● **Exercise**
Quote the data exactly, first line to the line containing "0.10, 0, 0, 0.10, 0.10, 0, 0]", with no pictures.

── Material

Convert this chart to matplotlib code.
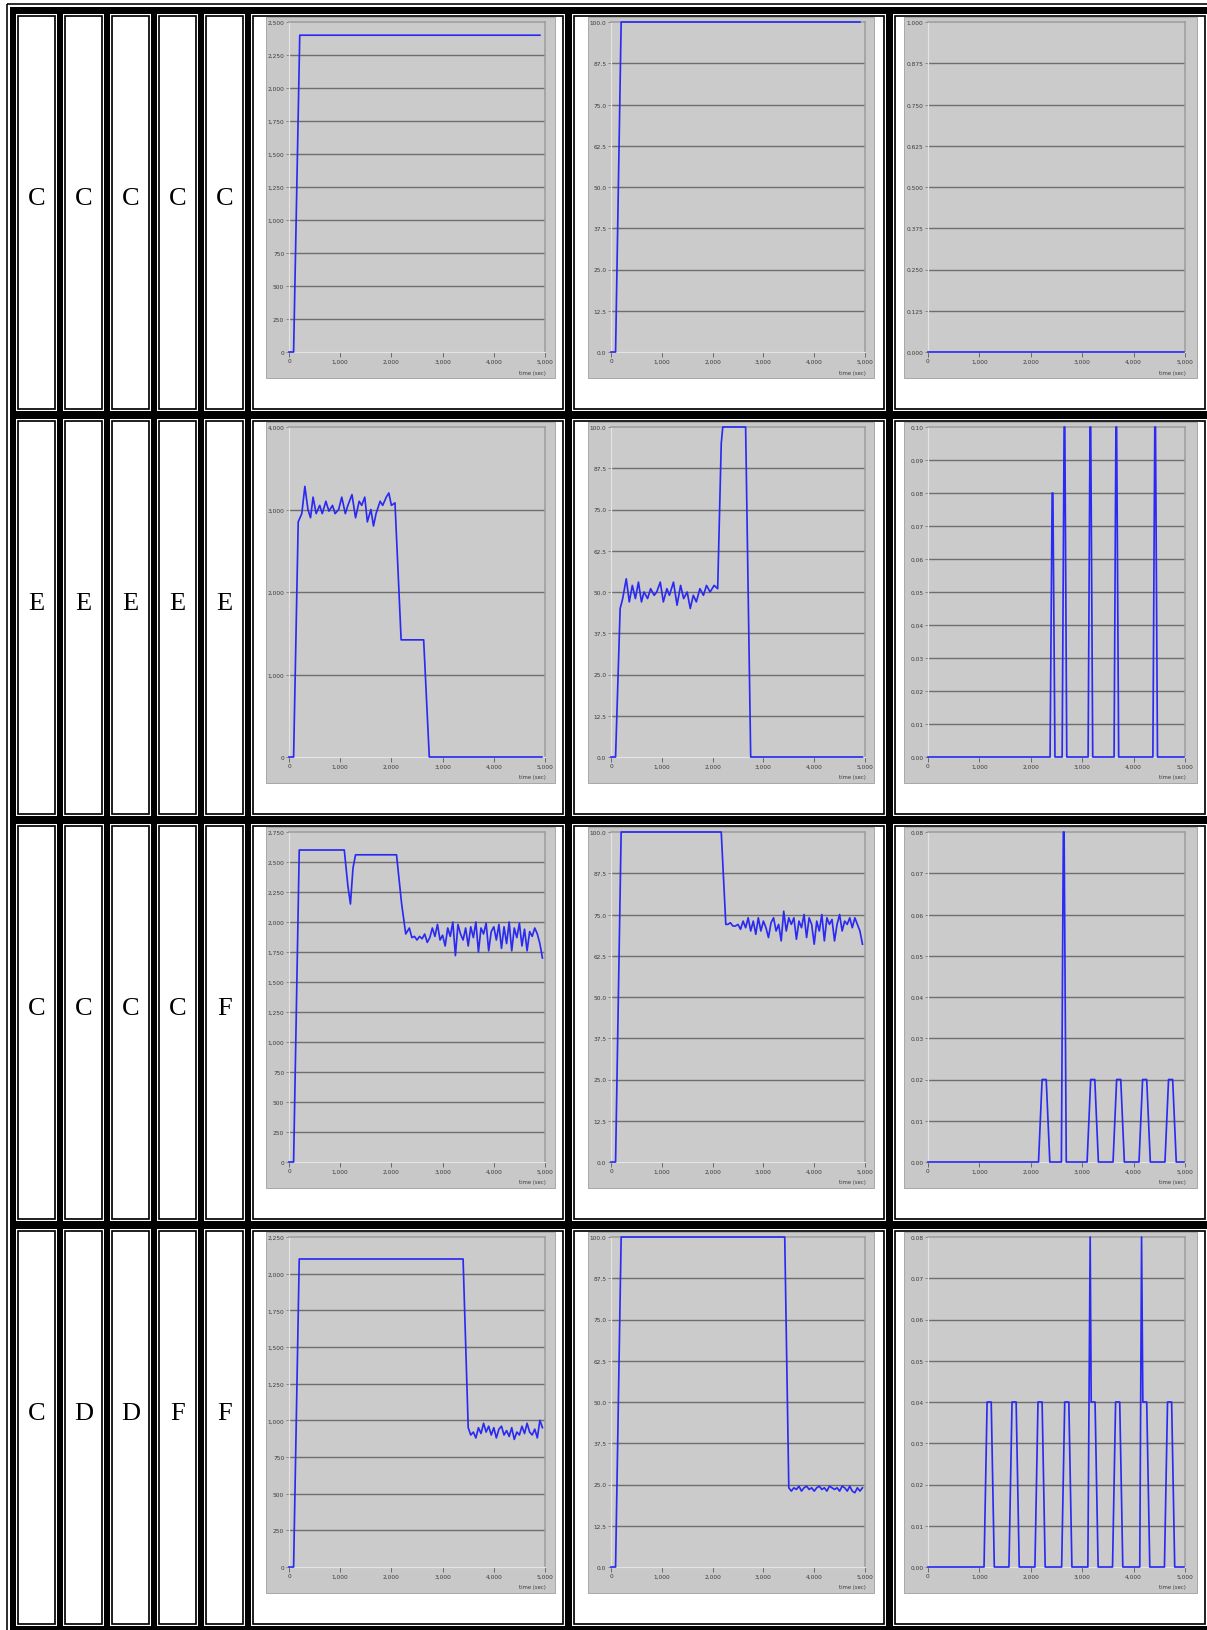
import matplotlib
matplotlib.use("Agg")
import matplotlib.pyplot as plt
from matplotlib.patches import Rectangle

W, H, DPI = 1207, 1631, 100

# ---------------------------------------------------------------- data
row_letters = [
    ["C", "C", "C", "C", "C"],
    ["E", "E", "E", "E", "E"],
    ["C", "C", "C", "C", "F"],
    ["C", "D", "D", "F", "F"],
]

time_ticks = [0, 1000, 2000, 3000, 4000, 5000]

# y-axis scales: (max, step, label format) per column and row
axis_a = [(2500, 250, "int"), (4000, 1000, "int"), (2750, 250, "int"), (2250, 250, "int")]
axis_b = [(100, 12.5, "1f"), (100, 12.5, "1f"), (100, 12.5, "1f"), (100, 12.5, "1f")]
axis_c = [(1.0, 0.125, "3f"), (0.10, 0.01, "2f"), (0.08, 0.01, "2f"), (0.08, 0.01, "2f")]

# row 1
r1_a_t = [0, 90, 210, 4900]
r1_a_v = [0, 0, 2400, 2400]
r1_b_t = [0, 90, 200, 4900]
r1_b_v = [0, 0, 100, 100]
r1_c_t = [0, 4980]
r1_c_v = [0, 0]

# row 2
r2_a_t = [0, 90, 180, 250, 310, 370, 420, 470, 530, 600, 650, 720, 780, 850, 900,
          970, 1030, 1100, 1150, 1230, 1300, 1370, 1420, 1480, 1530, 1600, 1650,
          1700, 1780, 1830, 1900, 1950, 2000, 2070, 2190, 2630, 2740, 4940]
r2_a_v = [0, 0, 2850, 2950, 3280, 3000, 2900, 3150, 2950, 3050, 2950, 3100, 2980,
          3050, 2950, 3000, 3150, 2950, 3050, 3180, 2900, 3100, 3050, 3150, 2850,
          3000, 2800, 2950, 3100, 3050, 3150, 3200, 3050, 3080, 1420, 1420, 0, 0]
r2_b_t = [0, 90, 180, 230, 300, 360, 420, 480, 540, 600, 650, 720, 780, 850, 900,
          970, 1030, 1100, 1150, 1230, 1300, 1370, 1430, 1500, 1560, 1620, 1680,
          1750, 1820, 1880, 1950, 2030, 2100, 2170, 2200, 2650, 2750, 4950]
r2_b_v = [0, 0, 45, 48, 54, 47, 52, 48, 53, 47, 50, 48, 51, 49, 50, 53, 47, 51,
          49, 53, 46, 52, 48, 50, 45, 49, 47, 51, 49, 52, 50, 52, 51, 95, 100, 100,
          0, 0]
r2_c_t = [0, 2375, 2415, 2430, 2470, 2610, 2648, 2662, 2700, 3115, 3152, 3166,
          3205, 3620, 3656, 3670, 3710, 4375, 4412, 4426, 4465, 4980]
r2_c_v = [0, 0, 0.08, 0.08, 0, 0, 0.10, 0.10, 0, 0, 0.10, 0.10, 0, 0, 0.10,
          0.10, 0, 0, 0.10, 0.10, 0, 0]

# row 3
r3_a_t = [0, 90, 200, 1080, 1150, 1200, 1250, 1300, 2100, 2200, 2280, 2350,
          2400, 2450, 2500, 2550, 2600, 2650, 2700, 2750, 2800, 2850, 2900, 2950,
          3000, 3050, 3100, 3150, 3200, 3250, 3300, 3350, 3400, 3450, 3500, 3550,
          3600, 3650, 3700, 3750, 3800, 3850, 3900, 3950, 4000, 4050, 4100, 4150,
          4200, 4250, 4300, 4350, 4400, 4450, 4500, 4550, 4600, 4650, 4700, 4750,
          4800, 4850, 4900, 4950]
r3_a_v = [0, 0, 2600, 2600, 2300, 2150, 2450, 2560, 2560, 2150, 1900, 1950,
          1870, 1880, 1850, 1880, 1860, 1900, 1830, 1870, 1950, 1880, 1980, 1850,
          1890, 1800, 1950, 1880, 2000, 1720, 1980, 1900, 1850, 1950, 1800, 1960,
          1870, 2000, 1750, 1950, 1900, 1990, 1760, 1920, 1960, 1850, 1980, 1780,
          1960, 1820, 2000, 1760, 1950, 1870, 1990, 1800, 1940, 1760, 1920, 1880,
          1950, 1900, 1820, 1700]
r3_b_t = [0, 90, 200, 2170, 2260, 2300, 2350, 2400, 2450, 2500, 2550, 2600,
          2650, 2700, 2750, 2800, 2850, 2900, 2950, 3000, 3050, 3100, 3150, 3200,
          3250, 3300, 3350, 3400, 3450, 3500, 3550, 3600, 3650, 3700, 3750, 3800,
          3850, 3900, 3950, 4000, 4050, 4100, 4150, 4200, 4250, 4300, 4350, 4400,
          4450, 4500, 4550, 4600, 4650, 4700, 4750, 4800, 4850, 4900, 4950]
r3_b_v = [0, 0, 100, 100, 72, 72, 72.5, 71.5, 71.5, 72, 70.5, 73, 71, 74, 70,
          73, 69, 74, 70, 73, 71, 68, 72.5, 74, 70, 72, 67, 76, 70, 74, 72, 74,
          67.5, 73, 71, 75, 68, 74, 72, 66, 73, 70, 75, 67, 74, 72, 73.5, 67, 72,
          75, 70, 73, 72, 74, 71, 74, 72, 70, 66]
r3_c_t = [0, 2150, 2220, 2300, 2370, 2595, 2633, 2648, 2690, 3095, 3165, 3245,
          3315, 3600, 3670, 3750, 3820, 4105, 4175, 4255, 4325, 4610, 4680, 4760,
          4830, 4980]
r3_c_v = [0, 0, 0.02, 0.02, 0, 0, 0.08, 0.08, 0, 0, 0.02, 0.02, 0, 0, 0.02,
          0.02, 0, 0, 0.02, 0.02, 0, 0, 0.02, 0.02, 0, 0]

# row 4
r4_a_t = [0, 90, 200, 3400, 3500, 3550, 3600, 3650, 3700, 3750, 3800, 3850,
          3900, 3950, 4000, 4050, 4100, 4150, 4200, 4250, 4300, 4350, 4400, 4450,
          4500, 4550, 4600, 4650, 4700, 4750, 4800, 4850, 4900, 4950]
r4_a_v = [0, 0, 2100, 2100, 950, 900, 920, 880, 950, 910, 980, 920, 960, 900,
          950, 880, 940, 960, 900, 930, 890, 950, 870, 920, 900, 960, 910, 980,
          920, 900, 940, 880, 1000, 950]
r4_b_t = [0, 90, 200, 3420, 3500, 3550, 3600, 3650, 3700, 3750, 3800, 3850,
          3900, 3950, 4000, 4050, 4100, 4150, 4200, 4250, 4300, 4350, 4400, 4450,
          4500, 4550, 4600, 4650, 4700, 4750, 4800, 4850, 4900, 4950]
r4_b_v = [0, 0, 100, 100, 24, 23, 24, 23.5, 24.5, 23, 24, 24.5, 23.5, 24, 23,
          24, 24.5, 23.5, 24, 23, 24.5, 24, 23.5, 24, 23, 24.5, 24, 23, 24.5, 23,
          22.5, 24, 23, 24]
r4_c_t = [0, 1090, 1150, 1230, 1290, 1575, 1635, 1715, 1775, 2080, 2140, 2220,
          2280, 2600, 2660, 2740, 2800, 3110, 3155, 3175, 3250, 3310, 3590, 3650,
          3730, 3790, 4120, 4155, 4180, 4255, 4315, 4600, 4660, 4740, 4800, 4980]
r4_c_v = [0, 0, 0.04, 0.04, 0, 0, 0.04, 0.04, 0, 0, 0.04, 0.04, 0, 0, 0.04,
          0.04, 0, 0, 0.08, 0.04, 0.04, 0, 0, 0.04, 0.04, 0, 0, 0.08, 0.04, 0.04,
          0, 0, 0.04, 0.04, 0, 0]

series_a = [(r1_a_t, r1_a_v), (r2_a_t, r2_a_v), (r3_a_t, r3_a_v), (r4_a_t, r4_a_v)]
series_b = [(r1_b_t, r1_b_v), (r2_b_t, r2_b_v), (r3_b_t, r3_b_v), (r4_b_t, r4_b_v)]
series_c = [(r1_c_t, r1_c_v), (r2_c_t, r2_c_v), (r3_c_t, r3_c_v), (r4_c_t, r4_c_v)]

# ---------------------------------------------------------------- layout (pixels)
row_top = [15, 420, 825, 1230]
row_h = 397
letter_x = [16, 63, 110, 157, 204]
letter_w = 41
chart_x = [251, 572, 893]
chart_w = 314
panel_x = [(266, 555), (588, 874), (904, 1197)]
plot_x = [(289, 545), (611, 865), (928, 1185)]
PANEL_DY = (3, 364)
PLOT_DY = (8, 338)

LINE_BLUE = "#2a2af2"
PANEL_BG = "#c8c8c8"
GRID = "#6e6e6e"
TXT = "#3c3c3c"


def fmt_value(v, kind):
    if kind == "int":
        return f"{v:,.0f}"
    return f"{v:.{kind}}"


fig = plt.figure(figsize=(W / DPI, H / DPI), dpi=DPI)
bg = fig.add_axes([0, 0, 1, 1])
bg.set_xlim(0, W)
bg.set_ylim(H, 0)
bg.axis("off")

px = 72.0 / DPI  # points per pixel

# table frame
bg.add_patch(Rectangle((6.5, 5), W, H, fill=False, ec="black", lw=1.6 * px))
bg.add_patch(Rectangle((10, 8), W, H, fc="black", ec="none"))


def cell(x, y, w, h):
    bg.add_patch(Rectangle((x, y), w, h, fc="white", ec="none"))
    bg.add_patch(Rectangle((x + 2.2, y + 2.2), w - 4.4, h - 4.4, fill=False,
                           ec="black", lw=1.7 * px))


for r, top in enumerate(row_top):
    for c, lx in enumerate(letter_x):
        cell(lx, top, letter_w, row_h)
        bg.text(lx + letter_w / 2, top + 184, row_letters[r][c], ha="center",
                va="center", fontsize=19, family="Liberation Serif", color="black")
    for cx in chart_x:
        cell(cx, top, chart_w, row_h)


def chart(r, c, axis_spec, data):
    top = row_top[r]
    p0, p1 = panel_x[c]
    bg.add_patch(Rectangle((p0, top + PANEL_DY[0]), p1 - p0, PANEL_DY[1] - PANEL_DY[0],
                           fc=PANEL_BG, ec="#a9a9a9", lw=1.0 * px))
    x0, x1 = plot_x[c]
    yt, yb = top + PLOT_DY[0], top + PLOT_DY[1]
    ax = fig.add_axes([x0 / W, 1 - yb / H, (x1 - x0) / W, (yb - yt) / H])
    ax.set_facecolor("#cbcbcb")
    ymax, step, kind = axis_spec
    n = int(round(ymax / step))
    yt_vals = [i * step for i in range(n + 1)]
    ax.set_xlim(0, 5000)
    ax.set_ylim(0, ymax)
    ax.set_yticks(yt_vals)
    ax.set_yticklabels([fmt_value(v, kind) for v in yt_vals])
    ax.set_xticks(time_ticks)
    ax.set_xticklabels([f"{v:,}" for v in time_ticks])
    for v in yt_vals[1:-1]:
        ax.axhline(v, color=GRID, lw=1.4 * px, zorder=1)
    ax.tick_params(axis="y", length=2.2, width=0.8 * px, colors="#777777",
                   labelcolor=TXT, labelsize=4.2, pad=1.2)
    ax.tick_params(axis="x", length=3.6, width=0.8 * px, colors="#555555",
                   labelcolor=TXT, labelsize=4.2, pad=1.0)
    for side in ("top", "right"):
        ax.spines[side].set_color("#9c9c9c")
        ax.spines[side].set_linewidth(1.5 * px)
    for side in ("left", "bottom"):
        ax.spines[side].set_color("#e4e4e4")
        ax.spines[side].set_linewidth(1.2 * px)
    t, v = data
    ax.plot(t, v, color=LINE_BLUE, lw=1.7 * px, clip_on=False, zorder=3)
    bg.text(x1 + 1, top + 358, "time (sec)", ha="right", va="center",
            fontsize=3.8, color=TXT)


for r in range(4):
    chart(r, 0, axis_a[r], series_a[r])
    chart(r, 1, axis_b[r], series_b[r])
    chart(r, 2, axis_c[r], series_c[r])

fig.savefig("out.png", dpi=DPI)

────

● **Solution below**
Convert this chart to matplotlib code.
import matplotlib
matplotlib.use("Agg")
import matplotlib.pyplot as plt
from matplotlib.patches import Rectangle

W, H, DPI = 1207, 1631, 100

# ---------------------------------------------------------------- data
row_letters = [
    ["C", "C", "C", "C", "C"],
    ["E", "E", "E", "E", "E"],
    ["C", "C", "C", "C", "F"],
    ["C", "D", "D", "F", "F"],
]

time_ticks = [0, 1000, 2000, 3000, 4000, 5000]

# y-axis scales: (max, step, label format) per column and row
axis_a = [(2500, 250, "int"), (4000, 1000, "int"), (2750, 250, "int"), (2250, 250, "int")]
axis_b = [(100, 12.5, "1f"), (100, 12.5, "1f"), (100, 12.5, "1f"), (100, 12.5, "1f")]
axis_c = [(1.0, 0.125, "3f"), (0.10, 0.01, "2f"), (0.08, 0.01, "2f"), (0.08, 0.01, "2f")]

# row 1
r1_a_t = [0, 90, 210, 4900]
r1_a_v = [0, 0, 2400, 2400]
r1_b_t = [0, 90, 200, 4900]
r1_b_v = [0, 0, 100, 100]
r1_c_t = [0, 4980]
r1_c_v = [0, 0]

# row 2
r2_a_t = [0, 90, 180, 250, 310, 370, 420, 470, 530, 600, 650, 720, 780, 850, 900,
          970, 1030, 1100, 1150, 1230, 1300, 1370, 1420, 1480, 1530, 1600, 1650,
          1700, 1780, 1830, 1900, 1950, 2000, 2070, 2190, 2630, 2740, 4940]
r2_a_v = [0, 0, 2850, 2950, 3280, 3000, 2900, 3150, 2950, 3050, 2950, 3100, 2980,
          3050, 2950, 3000, 3150, 2950, 3050, 3180, 2900, 3100, 3050, 3150, 2850,
          3000, 2800, 2950, 3100, 3050, 3150, 3200, 3050, 3080, 1420, 1420, 0, 0]
r2_b_t = [0, 90, 180, 230, 300, 360, 420, 480, 540, 600, 650, 720, 780, 850, 900,
          970, 1030, 1100, 1150, 1230, 1300, 1370, 1430, 1500, 1560, 1620, 1680,
          1750, 1820, 1880, 1950, 2030, 2100, 2170, 2200, 2650, 2750, 4950]
r2_b_v = [0, 0, 45, 48, 54, 47, 52, 48, 53, 47, 50, 48, 51, 49, 50, 53, 47, 51,
          49, 53, 46, 52, 48, 50, 45, 49, 47, 51, 49, 52, 50, 52, 51, 95, 100, 100,
          0, 0]
r2_c_t = [0, 2375, 2415, 2430, 2470, 2610, 2648, 2662, 2700, 3115, 3152, 3166,
          3205, 3620, 3656, 3670, 3710, 4375, 4412, 4426, 4465, 4980]
r2_c_v = [0, 0, 0.08, 0.08, 0, 0, 0.10, 0.10, 0, 0, 0.10, 0.10, 0, 0, 0.10,
          0.10, 0, 0, 0.10, 0.10, 0, 0]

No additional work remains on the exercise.